The room was dim, the air soft with incense. I chose a deep‑tissue massage to work out the shoulder and back knots I collect from hours at a computer.
As she warmed the muscles and began to dig in, my mind slipped its leash. Future plans, where we’d eat, a new idea for work, a hundred small to‑dos. Then I’d catch myself and come back. To her palms and elbows pressing into my shoulders, the hot line of pressure along a knot, the sharp, almost‑twitch pain that broke into relief. Every return made the massage better. The difference was immediate and obvious. Distracted mind, dull massage; present mind, deep pleasure.
I simply choose the sensations, over and over, and I multiplied the benefit I was already paying for.

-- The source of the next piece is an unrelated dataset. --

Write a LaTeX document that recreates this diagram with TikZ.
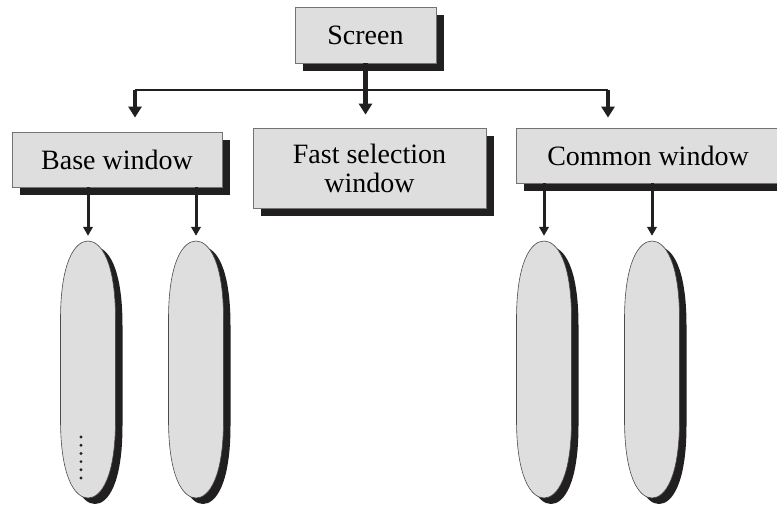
\documentclass[tikz,border=0pt]{standalone}
\usepackage{fontspec}
\setmainfont{Liberation Serif}
\usetikzlibrary{positioning,arrows.meta,shapes.geometric,shadows}
\definecolor{boxgray}{rgb}{0.87,0.87,0.87}
\definecolor{shadowblack}{rgb}{0.13,0.12,0.12}
\def\paneoutline{(0,-128.5) .. controls (13,-128.5) and (27.5,-108) .. (27.5,-50)
  -- (27.5,50) .. controls (27.5,108) and (13,128.5) .. (0,128.5)
  .. controls (-13,128.5) and (-27.5,108) .. (-27.5,50)
  -- (-27.5,-50) .. controls (-27.5,-108) and (-13,-128.5) .. (0,-128.5) -- cycle}

\begin{document}
\begin{tikzpicture}[
  x=1pt, y=-1pt,
  font=\fontsize{28}{31}\selectfont,
  winbox/.style={draw=black!55, line width=0.8pt, fill=boxgray, align=center,
    inner sep=0pt, drop shadow={shadow xshift=8pt, shadow yshift=-8pt, fill=shadowblack, opacity=1}},
  pane/.pic={
    \fill[shadowblack, shift={(7,6)}] \paneoutline;
    \filldraw[fill=boxgray, draw=black!70, line width=0.6pt] \paneoutline;
  },
  panebox/.style={inner sep=0pt, minimum width=55pt, minimum height=257pt},
  bus/.style={line width=2.4pt, draw=shadowblack},
  bigarrow/.style={-{Triangle[width=13pt,length=11pt]}, line width=4.5pt, draw=shadowblack},
  arrow/.style={-{Triangle[width=9.5pt,length=9pt]}, line width=3pt, draw=shadowblack}
]
\useasboundingbox (0,0) rectangle (777,506);

\node[winbox, minimum width=141pt, minimum height=56pt] (screen) at (365.5,35) {Screen};
\node[winbox, minimum width=210pt, minimum height=55pt] (base) at (117,159.5) {Base window};
\node[winbox, minimum width=233pt, minimum height=80pt] (fast) at (369.5,168) {Fast selection\\[-2pt]window};
\node[winbox, minimum width=264pt, minimum height=55pt] (common) at (648,155.5) {Common window};

\foreach \n/\x in {b1/88, b2/196, c1/544, c2/652} {
  \pic at (\x,369.5) {pane};
  \node[panebox] (\n) at (\x,369.5) {};
}

\foreach \i in {0,...,5}
  \fill[shadowblack] (81,437+8.2*\i) circle (1.6pt);

\coordinate (busL) at (135,90);
\coordinate (busR) at (608,90);
\draw[bus] (busL) -- (busR);
\draw[bigarrow, shorten >=14pt] (busL) -- (busL |- base.north);
\draw[bigarrow, shorten >=10pt] (busR) -- (busR |- common.north);
\draw[bigarrow, shorten >=13pt] (screen) -- (screen |- fast.north);

\draw[arrow, shorten >=5pt] (b1.north |- base.south) -- (b1.north);
\draw[arrow, shorten >=5pt] (b2.north |- base.south) -- (b2.north);
\draw[arrow, shorten >=5pt] (c1.north |- common.south) -- (c1.north);
\draw[arrow, shorten >=5pt] (c2.north |- common.south) -- (c2.north);
\end{tikzpicture}
\end{document}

That tiny loop (notice wandering, return to sensation) was easier to see on the table because the room was quiet and my only job was to feel. But it’s the same loop that shapes ordinary life.
Yogi Ramacharaka describes it well: “Attention… is the focusing of consciousness. The ‘I’ wills that the mind be focused on some particular object… and the mind obeys and ‘stretches toward’ that object.”
That’s exactly what it felt like. My awareness stretching back to the heat of a thumb pressing into muscle, the slow unwind, the breath under my ribs. Each time I noticed my mind scampering off and gently pulled it home, the experience deepened. Presence was a choice.
And my lesson was that presence amplifies whatever you’re in. Eat and actually taste. Walk and feel your feet. Talk and listen for tone, breath, cadence. On the table, this turned pain into release. Off the table, it turns moments into meaningful memories. Attention is participation. When you choose it, even the ordinary becomes vivid.